**REQUIREMENTS**
Spot each line in the records below where the word "chart" occurs, then copy it.

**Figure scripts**
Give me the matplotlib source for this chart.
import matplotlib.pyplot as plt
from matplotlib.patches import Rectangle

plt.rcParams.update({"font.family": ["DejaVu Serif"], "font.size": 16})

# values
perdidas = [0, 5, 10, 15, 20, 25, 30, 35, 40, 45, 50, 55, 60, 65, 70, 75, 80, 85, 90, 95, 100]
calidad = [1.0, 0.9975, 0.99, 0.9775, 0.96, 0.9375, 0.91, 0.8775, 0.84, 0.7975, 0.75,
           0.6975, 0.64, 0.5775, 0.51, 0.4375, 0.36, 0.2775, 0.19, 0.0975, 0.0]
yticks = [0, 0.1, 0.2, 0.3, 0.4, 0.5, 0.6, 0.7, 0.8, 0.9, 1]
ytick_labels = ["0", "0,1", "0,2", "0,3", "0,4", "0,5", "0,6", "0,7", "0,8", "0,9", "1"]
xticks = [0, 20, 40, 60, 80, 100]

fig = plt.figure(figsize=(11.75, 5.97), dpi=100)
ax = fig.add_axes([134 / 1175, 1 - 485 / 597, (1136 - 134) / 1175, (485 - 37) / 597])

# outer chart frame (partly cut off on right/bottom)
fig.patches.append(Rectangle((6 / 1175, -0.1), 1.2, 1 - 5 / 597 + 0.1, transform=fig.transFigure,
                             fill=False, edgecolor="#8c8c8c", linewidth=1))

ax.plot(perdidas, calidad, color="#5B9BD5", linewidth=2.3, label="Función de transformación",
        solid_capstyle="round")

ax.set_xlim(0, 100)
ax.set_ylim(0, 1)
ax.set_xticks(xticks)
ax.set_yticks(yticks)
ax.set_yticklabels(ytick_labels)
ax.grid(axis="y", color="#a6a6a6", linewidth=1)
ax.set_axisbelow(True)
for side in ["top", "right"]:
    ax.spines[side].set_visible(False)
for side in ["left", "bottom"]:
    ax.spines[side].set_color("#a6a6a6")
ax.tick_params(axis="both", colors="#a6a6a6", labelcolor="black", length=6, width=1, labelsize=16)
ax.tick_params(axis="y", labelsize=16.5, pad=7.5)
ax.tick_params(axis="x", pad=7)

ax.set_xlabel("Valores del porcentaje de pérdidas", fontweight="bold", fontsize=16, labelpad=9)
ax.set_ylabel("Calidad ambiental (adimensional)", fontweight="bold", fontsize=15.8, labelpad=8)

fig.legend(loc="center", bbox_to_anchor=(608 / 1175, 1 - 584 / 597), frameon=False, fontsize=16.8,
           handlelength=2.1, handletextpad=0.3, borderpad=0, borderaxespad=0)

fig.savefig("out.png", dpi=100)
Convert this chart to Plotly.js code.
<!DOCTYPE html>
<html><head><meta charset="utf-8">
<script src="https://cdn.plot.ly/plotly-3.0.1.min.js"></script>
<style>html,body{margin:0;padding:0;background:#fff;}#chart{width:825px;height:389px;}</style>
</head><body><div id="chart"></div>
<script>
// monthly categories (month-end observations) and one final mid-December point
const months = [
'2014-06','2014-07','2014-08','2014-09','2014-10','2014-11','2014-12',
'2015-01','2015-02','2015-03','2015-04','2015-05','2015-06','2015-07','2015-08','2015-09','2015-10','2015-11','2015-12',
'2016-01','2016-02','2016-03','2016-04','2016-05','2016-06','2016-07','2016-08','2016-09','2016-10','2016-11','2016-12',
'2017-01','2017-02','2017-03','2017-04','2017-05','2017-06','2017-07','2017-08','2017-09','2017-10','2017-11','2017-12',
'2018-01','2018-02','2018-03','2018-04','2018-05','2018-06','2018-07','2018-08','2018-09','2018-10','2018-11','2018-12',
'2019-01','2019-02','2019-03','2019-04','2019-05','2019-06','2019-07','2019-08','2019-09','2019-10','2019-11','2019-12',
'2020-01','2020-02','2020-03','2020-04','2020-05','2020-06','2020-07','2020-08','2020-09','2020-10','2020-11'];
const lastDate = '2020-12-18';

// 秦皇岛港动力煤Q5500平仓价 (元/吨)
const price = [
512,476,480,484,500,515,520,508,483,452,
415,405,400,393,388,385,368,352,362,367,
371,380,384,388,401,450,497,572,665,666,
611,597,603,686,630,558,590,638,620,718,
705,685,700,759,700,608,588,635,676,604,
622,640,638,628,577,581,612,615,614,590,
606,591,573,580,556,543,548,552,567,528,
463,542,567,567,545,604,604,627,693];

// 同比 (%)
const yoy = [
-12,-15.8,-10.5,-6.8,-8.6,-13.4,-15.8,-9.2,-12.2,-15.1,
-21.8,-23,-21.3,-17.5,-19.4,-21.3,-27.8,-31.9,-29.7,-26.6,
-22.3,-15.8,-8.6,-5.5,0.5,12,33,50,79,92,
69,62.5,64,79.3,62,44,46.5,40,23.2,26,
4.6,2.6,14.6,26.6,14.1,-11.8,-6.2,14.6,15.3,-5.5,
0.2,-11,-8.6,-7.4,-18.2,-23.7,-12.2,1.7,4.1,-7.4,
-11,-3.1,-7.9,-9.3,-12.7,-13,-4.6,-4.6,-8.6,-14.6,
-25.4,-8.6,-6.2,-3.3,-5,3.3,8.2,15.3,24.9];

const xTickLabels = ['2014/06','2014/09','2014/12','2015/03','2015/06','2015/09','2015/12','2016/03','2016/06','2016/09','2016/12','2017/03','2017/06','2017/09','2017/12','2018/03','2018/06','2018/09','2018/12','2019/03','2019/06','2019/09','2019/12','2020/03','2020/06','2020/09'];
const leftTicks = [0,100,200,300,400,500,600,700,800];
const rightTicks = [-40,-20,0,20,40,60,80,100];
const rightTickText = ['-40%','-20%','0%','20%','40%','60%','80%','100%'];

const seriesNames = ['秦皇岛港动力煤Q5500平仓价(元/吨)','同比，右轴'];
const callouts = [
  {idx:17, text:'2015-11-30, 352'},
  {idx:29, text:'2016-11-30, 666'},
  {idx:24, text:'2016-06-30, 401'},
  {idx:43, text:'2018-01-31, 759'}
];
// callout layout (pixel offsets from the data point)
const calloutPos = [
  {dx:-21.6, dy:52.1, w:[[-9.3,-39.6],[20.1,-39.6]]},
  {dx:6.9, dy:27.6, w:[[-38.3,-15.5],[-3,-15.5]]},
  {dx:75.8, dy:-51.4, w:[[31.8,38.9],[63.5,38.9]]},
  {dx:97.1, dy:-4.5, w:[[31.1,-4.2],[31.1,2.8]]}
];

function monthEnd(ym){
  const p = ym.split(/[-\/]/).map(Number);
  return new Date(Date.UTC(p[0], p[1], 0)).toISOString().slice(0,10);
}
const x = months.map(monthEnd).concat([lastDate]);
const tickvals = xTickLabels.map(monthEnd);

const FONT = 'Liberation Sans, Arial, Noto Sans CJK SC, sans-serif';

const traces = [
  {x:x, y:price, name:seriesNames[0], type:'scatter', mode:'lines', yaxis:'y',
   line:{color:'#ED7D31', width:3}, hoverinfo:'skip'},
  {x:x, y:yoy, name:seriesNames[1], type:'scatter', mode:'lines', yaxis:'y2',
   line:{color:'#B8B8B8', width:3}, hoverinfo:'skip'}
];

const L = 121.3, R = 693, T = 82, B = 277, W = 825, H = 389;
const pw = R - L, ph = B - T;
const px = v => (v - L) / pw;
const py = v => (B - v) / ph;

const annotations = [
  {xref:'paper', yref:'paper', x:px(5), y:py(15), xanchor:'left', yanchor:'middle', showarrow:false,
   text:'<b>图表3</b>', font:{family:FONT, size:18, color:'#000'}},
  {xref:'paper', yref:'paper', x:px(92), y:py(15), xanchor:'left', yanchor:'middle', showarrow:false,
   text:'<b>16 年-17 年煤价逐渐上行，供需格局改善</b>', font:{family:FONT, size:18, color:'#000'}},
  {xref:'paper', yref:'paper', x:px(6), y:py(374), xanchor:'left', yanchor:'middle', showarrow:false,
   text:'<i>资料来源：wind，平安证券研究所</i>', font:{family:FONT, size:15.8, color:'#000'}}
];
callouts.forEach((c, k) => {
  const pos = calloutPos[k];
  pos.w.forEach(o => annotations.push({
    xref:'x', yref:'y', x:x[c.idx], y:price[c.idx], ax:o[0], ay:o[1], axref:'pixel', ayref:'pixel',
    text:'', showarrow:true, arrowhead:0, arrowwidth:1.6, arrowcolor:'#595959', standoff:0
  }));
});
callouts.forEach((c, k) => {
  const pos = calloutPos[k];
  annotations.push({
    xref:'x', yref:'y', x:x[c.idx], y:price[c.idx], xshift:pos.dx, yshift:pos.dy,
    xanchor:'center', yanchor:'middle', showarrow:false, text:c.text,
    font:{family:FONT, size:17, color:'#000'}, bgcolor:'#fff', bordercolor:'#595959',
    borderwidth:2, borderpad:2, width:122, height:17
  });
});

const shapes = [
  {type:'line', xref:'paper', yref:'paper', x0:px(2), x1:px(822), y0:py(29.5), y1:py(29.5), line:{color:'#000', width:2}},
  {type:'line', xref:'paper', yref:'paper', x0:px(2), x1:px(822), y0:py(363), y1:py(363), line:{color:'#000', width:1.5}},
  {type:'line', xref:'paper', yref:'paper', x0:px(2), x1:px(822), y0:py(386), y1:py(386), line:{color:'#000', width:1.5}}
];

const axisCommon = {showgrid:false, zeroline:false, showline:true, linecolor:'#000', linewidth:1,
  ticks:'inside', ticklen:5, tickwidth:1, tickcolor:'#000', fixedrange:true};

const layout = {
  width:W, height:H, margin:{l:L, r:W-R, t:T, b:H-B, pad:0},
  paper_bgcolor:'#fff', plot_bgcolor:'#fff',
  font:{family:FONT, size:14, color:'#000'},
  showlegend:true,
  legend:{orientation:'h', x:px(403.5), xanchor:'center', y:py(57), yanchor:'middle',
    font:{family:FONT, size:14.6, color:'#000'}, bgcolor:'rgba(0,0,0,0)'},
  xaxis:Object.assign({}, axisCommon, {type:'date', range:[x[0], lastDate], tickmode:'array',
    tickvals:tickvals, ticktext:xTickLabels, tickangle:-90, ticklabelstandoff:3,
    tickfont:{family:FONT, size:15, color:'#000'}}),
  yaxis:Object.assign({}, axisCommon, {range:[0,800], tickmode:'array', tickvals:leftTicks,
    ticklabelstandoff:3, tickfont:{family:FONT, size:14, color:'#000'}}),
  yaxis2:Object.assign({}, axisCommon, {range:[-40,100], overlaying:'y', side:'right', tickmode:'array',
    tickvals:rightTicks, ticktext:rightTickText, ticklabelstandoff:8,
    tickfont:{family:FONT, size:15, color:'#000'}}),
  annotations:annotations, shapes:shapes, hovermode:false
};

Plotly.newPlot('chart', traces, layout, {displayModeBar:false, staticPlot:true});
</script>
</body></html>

**WORKED SOLUTION**
Give me the matplotlib source for this chart.
# outer chart frame (partly cut off on right/bottom)
Convert this chart to Plotly.js code.
<style>html,body{margin:0;padding:0;background:#fff;}#chart{width:825px;height:389px;}</style>
</head><body><div id="chart"></div>
Plotly.newPlot('chart', traces, layout, {displayModeBar:false, staticPlot:true});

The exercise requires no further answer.